WHAT THE EXERCISE ASKS — Copy out the records precisely, omitting pictures.

MATERIAL FOR THIS TASK —
════

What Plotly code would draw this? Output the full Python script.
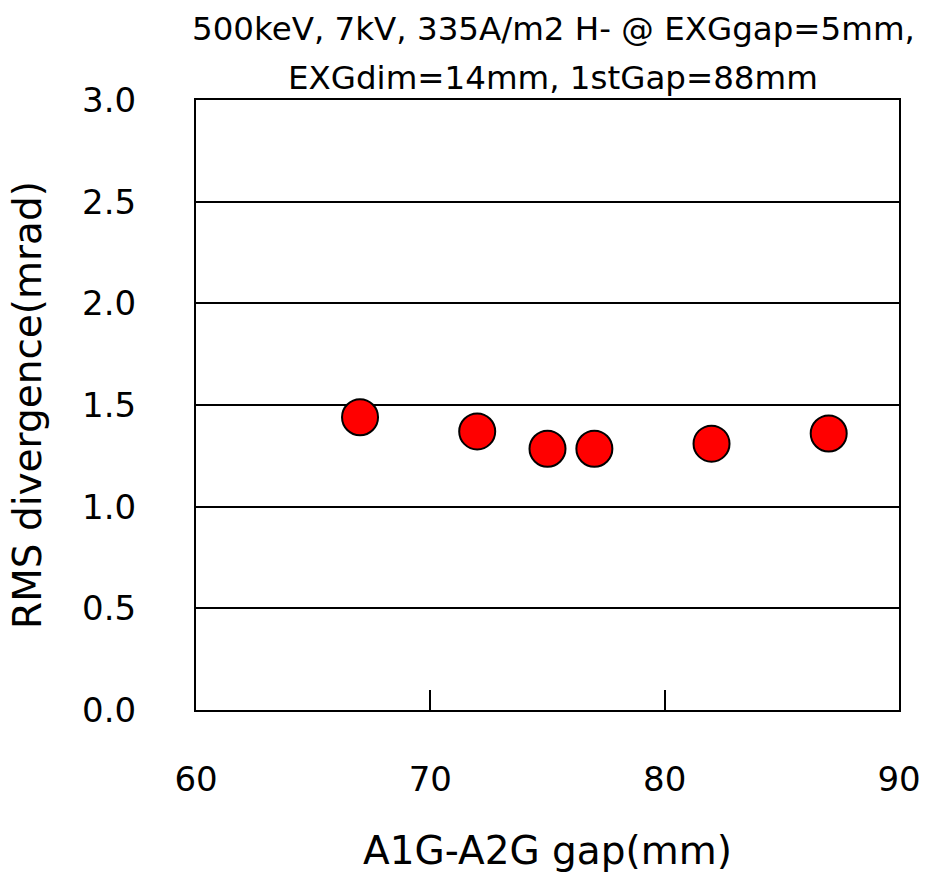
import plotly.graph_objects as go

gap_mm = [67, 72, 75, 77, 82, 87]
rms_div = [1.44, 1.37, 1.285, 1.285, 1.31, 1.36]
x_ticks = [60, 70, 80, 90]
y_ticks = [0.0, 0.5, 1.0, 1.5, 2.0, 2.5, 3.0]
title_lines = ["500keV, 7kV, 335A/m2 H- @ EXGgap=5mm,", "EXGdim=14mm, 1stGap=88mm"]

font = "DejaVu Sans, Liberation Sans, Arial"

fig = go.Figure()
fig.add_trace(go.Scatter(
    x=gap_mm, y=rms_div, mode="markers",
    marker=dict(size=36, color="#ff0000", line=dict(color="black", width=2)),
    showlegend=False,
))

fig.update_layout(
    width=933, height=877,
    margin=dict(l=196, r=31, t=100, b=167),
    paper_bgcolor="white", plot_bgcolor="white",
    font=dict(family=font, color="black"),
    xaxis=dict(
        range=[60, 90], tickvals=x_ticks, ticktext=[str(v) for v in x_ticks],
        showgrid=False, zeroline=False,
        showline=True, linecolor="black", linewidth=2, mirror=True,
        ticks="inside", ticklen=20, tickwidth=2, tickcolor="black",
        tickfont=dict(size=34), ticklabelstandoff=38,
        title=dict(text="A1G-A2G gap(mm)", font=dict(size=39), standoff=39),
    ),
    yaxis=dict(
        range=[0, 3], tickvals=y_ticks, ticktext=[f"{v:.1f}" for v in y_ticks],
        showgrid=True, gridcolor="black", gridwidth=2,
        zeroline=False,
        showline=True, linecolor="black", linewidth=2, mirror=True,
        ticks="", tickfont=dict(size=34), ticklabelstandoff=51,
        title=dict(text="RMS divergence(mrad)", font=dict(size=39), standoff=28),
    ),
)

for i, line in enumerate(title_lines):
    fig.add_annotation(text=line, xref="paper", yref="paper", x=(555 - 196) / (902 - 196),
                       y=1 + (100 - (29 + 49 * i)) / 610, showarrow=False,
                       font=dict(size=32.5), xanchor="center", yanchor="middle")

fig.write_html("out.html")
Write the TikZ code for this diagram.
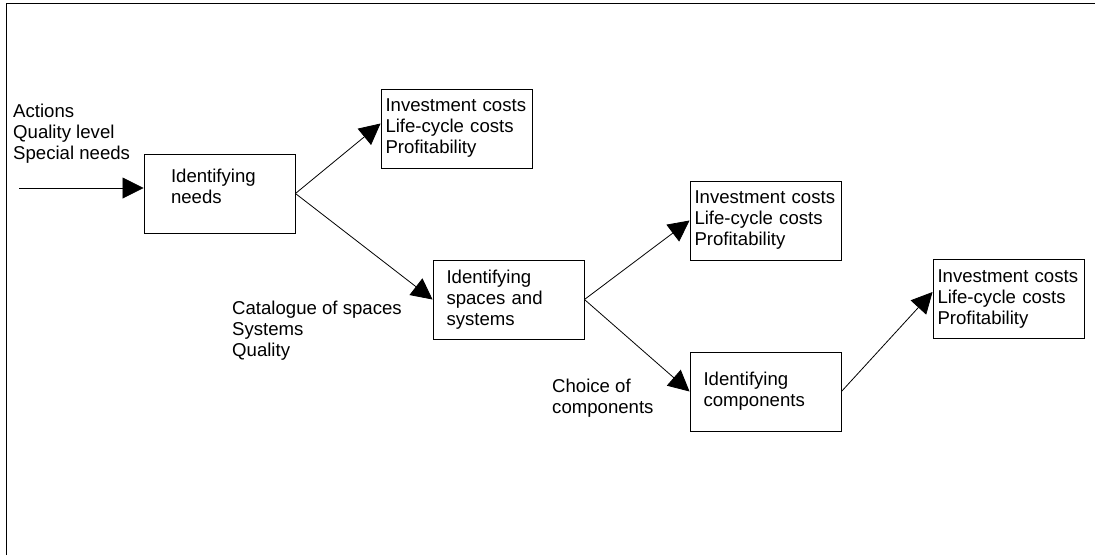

════

RESULT —
What Plotly code would draw this? Output the full Python script.
import plotly.graph_objects as go

gap_mm = [67, 72, 75, 77, 82, 87]
rms_div = [1.44, 1.37, 1.285, 1.285, 1.31, 1.36]
x_ticks = [60, 70, 80, 90]
y_ticks = [0.0, 0.5, 1.0, 1.5, 2.0, 2.5, 3.0]
title_lines = ["500keV, 7kV, 335A/m2 H- @ EXGgap=5mm,", "EXGdim=14mm, 1stGap=88mm"]

font = "DejaVu Sans, Liberation Sans, Arial"

fig = go.Figure()
fig.add_trace(go.Scatter(
    x=gap_mm, y=rms_div, mode="markers",
    marker=dict(size=36, color="#ff0000", line=dict(color="black", width=2)),
    showlegend=False,
))

fig.update_layout(
    width=933, height=877,
    margin=dict(l=196, r=31, t=100, b=167),
    paper_bgcolor="white", plot_bgcolor="white",
    font=dict(family=font, color="black"),
    xaxis=dict(
        range=[60, 90], tickvals=x_ticks, ticktext=[str(v) for v in x_ticks],
        showgrid=False, zeroline=False,
        showline=True, linecolor="black", linewidth=2, mirror=True,
        ticks="inside", ticklen=20, tickwidth=2, tickcolor="black",
        tickfont=dict(size=34), ticklabelstandoff=38,
        title=dict(text="A1G-A2G gap(mm)", font=dict(size=39), standoff=39),
    ),
    yaxis=dict(
        range=[0, 3], tickvals=y_ticks, ticktext=[f"{v:.1f}" for v in y_ticks],
        showgrid=True, gridcolor="black", gridwidth=2,
        zeroline=False,
        showline=True, linecolor="black", linewidth=2, mirror=True,
        ticks="", tickfont=dict(size=34), ticklabelstandoff=51,
        title=dict(text="RMS divergence(mrad)", font=dict(size=39), standoff=28),
    ),
)

for i, line in enumerate(title_lines):
    fig.add_annotation(text=line, xref="paper", yref="paper", x=(555 - 196) / (902 - 196),
                       y=1 + (100 - (29 + 49 * i)) / 610, showarrow=False,
                       font=dict(size=32.5), xanchor="center", yanchor="middle")

fig.write_html("out.html")
Write the TikZ code for this diagram.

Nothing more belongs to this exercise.